The tech world is atwitter with rumors of Apple’s new Tablet computer, a new product that could change the way we view media—if it actually exists. Policy states that Apple employees cannot discuss products in the works or comment on rumors, but word on the web is that Steve Jobs and company have designed a gadget to top them all.
Unnamed sources are claiming the Tablet to be a magazine-size, touch-screen, hand-held, all-in-one device. The “wonder product” (nicknamed by bloggers and online fans as the iTablet or iSlate) will make the internet, movies, music, books, and other digital content available in a “netbook” style that Apple has stayed away from in the past.
The Wall Street Journal reported that Apple is planning to take the wraps off such a device this month and begin shipping it in March, which coincides with several online reports stating that Apple, Inc has scheduled an event for January 26 or 27 at the Yerba Buena Center for the Arts in San Francisco where Apple has debuted other product launches in the past.
Since there are no guarantees that the product exists, there are no facts on the price but rumors are swirling that it will range between $500-$1000, with or without a cellular data plan.

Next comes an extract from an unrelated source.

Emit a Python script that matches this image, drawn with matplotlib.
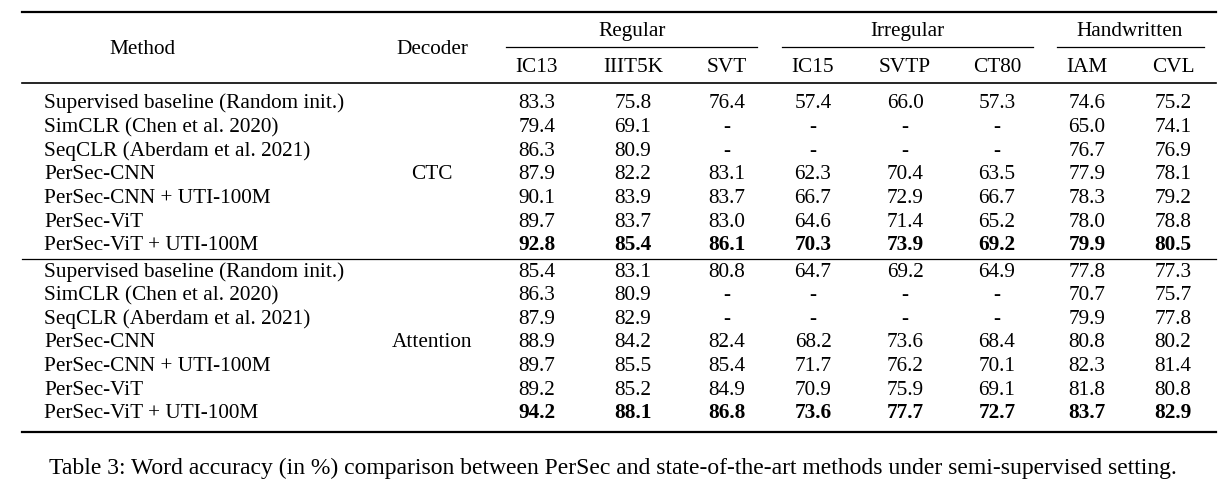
import matplotlib.pyplot as plt

methods = ["Supervised baseline (Random init.)", "SimCLR (Chen et al. 2020)",
           "SeqCLR (Aberdam et al. 2021)", "PerSec-CNN", "PerSec-CNN + UTI-100M",
           "PerSec-ViT", "PerSec-ViT + UTI-100M"]
decoders = ["CTC", "Attention"]
groups = ["Regular", "Irregular", "Handwritten"]
datasets = ["IC13", "IIIT5K", "SVT", "IC15", "SVTP", "CT80", "IAM", "CVL"]

ctc_vals = [
    ["83.3", "75.8", "76.4", "57.4", "66.0", "57.3", "74.6", "75.2"],
    ["79.4", "69.1", "-", "-", "-", "-", "65.0", "74.1"],
    ["86.3", "80.9", "-", "-", "-", "-", "76.7", "76.9"],
    ["87.9", "82.2", "83.1", "62.3", "70.4", "63.5", "77.9", "78.1"],
    ["90.1", "83.9", "83.7", "66.7", "72.9", "66.7", "78.3", "79.2"],
    ["89.7", "83.7", "83.0", "64.6", "71.4", "65.2", "78.0", "78.8"],
    ["92.8", "85.4", "86.1", "70.3", "73.9", "69.2", "79.9", "80.5"],
]
att_vals = [
    ["85.4", "83.1", "80.8", "64.7", "69.2", "64.9", "77.8", "77.3"],
    ["86.3", "80.9", "-", "-", "-", "-", "70.7", "75.7"],
    ["87.9", "82.9", "-", "-", "-", "-", "79.9", "77.8"],
    ["88.9", "84.2", "82.4", "68.2", "73.6", "68.4", "80.8", "80.2"],
    ["89.7", "85.5", "85.4", "71.7", "76.2", "70.1", "82.3", "81.4"],
    ["89.2", "85.2", "84.9", "70.9", "75.9", "69.1", "81.8", "80.8"],
    ["94.2", "88.1", "86.8", "73.6", "77.7", "72.7", "83.7", "82.9"],
]
caption = ("Table 3: Word accuracy (in %) comparison between PerSec and "
           "state-of-the-art methods under semi-supervised setting.")

plt.rcParams['font.family'] = ['Liberation Serif', 'DejaVu Serif']
W, H = 1231, 488
fig = plt.figure(figsize=(W / 100, H / 100), dpi=100)
ax = fig.add_axes([0, 0, 1, 1])
ax.set_xlim(0, W)
ax.set_ylim(H, 0)
ax.axis('off')

fs = 15.3
off = 7  # half cap height in px, so text sits on a baseline
col_x = [537, 633, 727, 813, 905, 997, 1087, 1173]
group_x = [632, 907, 1130]
group_span = [(506, 757), (782, 1033), (1057, 1204)]


def put(x, y, s, ha='center', **kw):
    ax.text(x, y + off, s, fontsize=fs, ha=ha, va='baseline', **kw)


# rules
ax.plot([22, 1216], [12, 12], color='black', lw=1.6)
ax.plot([22, 1216], [83, 83], color='black', lw=1.2)
ax.plot([22, 1216], [259, 259], color='black', lw=0.9)
ax.plot([22, 1216], [432, 432], color='black', lw=1.6)
for (a, b) in group_span:
    ax.plot([a, b], [47, 47], color='black', lw=0.9)

# header
put(142, 47, "Method")
put(432, 47, "Decoder")
for g, x in zip(groups, group_x):
    put(x, 29, g)
for d, x in zip(datasets, col_x):
    put(x, 65, d)

row_y = [[101, 125, 149, 172, 196, 220, 243],
         [270, 293, 317, 340, 364, 388, 411]]
for gi, vals in enumerate([ctc_vals, att_vals]):
    ys = row_y[gi]
    put(432, ys[3], decoders[gi])
    for ri, (m, row) in enumerate(zip(methods, vals)):
        bold = ri == len(methods) - 1
        put(44, ys[ri], m, ha='left')
        for x, v in zip(col_x, row):
            put(x, ys[ri], v, fontweight='bold' if bold else 'normal')

ax.text(49, 474, caption, fontsize=17, ha='left', va='baseline')

fig.savefig("out.png", dpi=100)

As if that weren’t enough news to keep techies on their toes, Sprint Nextel Corp. announced that it has made a multiyear deal with a startup called Skiff for a thin electronic-book reader that operates over Sprint’s high-speed 3G network as well as Wi-Fi.
Touted as the thinnest to date at just over a quarter of an inch thick, The Skiff Reader will also have the largest screen on the market at 11.5-inches, making it larger than those on competing devices including Amazon.com Inc.’s Kindle, Sony Corp.’s Reader and Barnes & Noble Inc.’s Nook. Worried about breakage and vulnerability? No need – Skiff worked closely with LG Display to optimize and implement the first-of-its-kind non-glass display while retaining a resolution of 1200 x 1600 pixels.
The reader’s entire page will be a touch screen, unlike the Kindle, which uses physical buttons for navigation, or the Nook, which has a small built-in touch screen separate from the book page. Content will be available in The Skiff Reader’s own online store. Skiff also said it is working with other electronics manufacturers to put its technology into a variety of devices.
The Skiff Reader was launched at Las Vegas’ Electronics Convention last week and The Skiff Reader will be available at more than 1,000 Sprint locations across the U.S. later this year as well as online. Pricing and additional details have yet to be disclosed.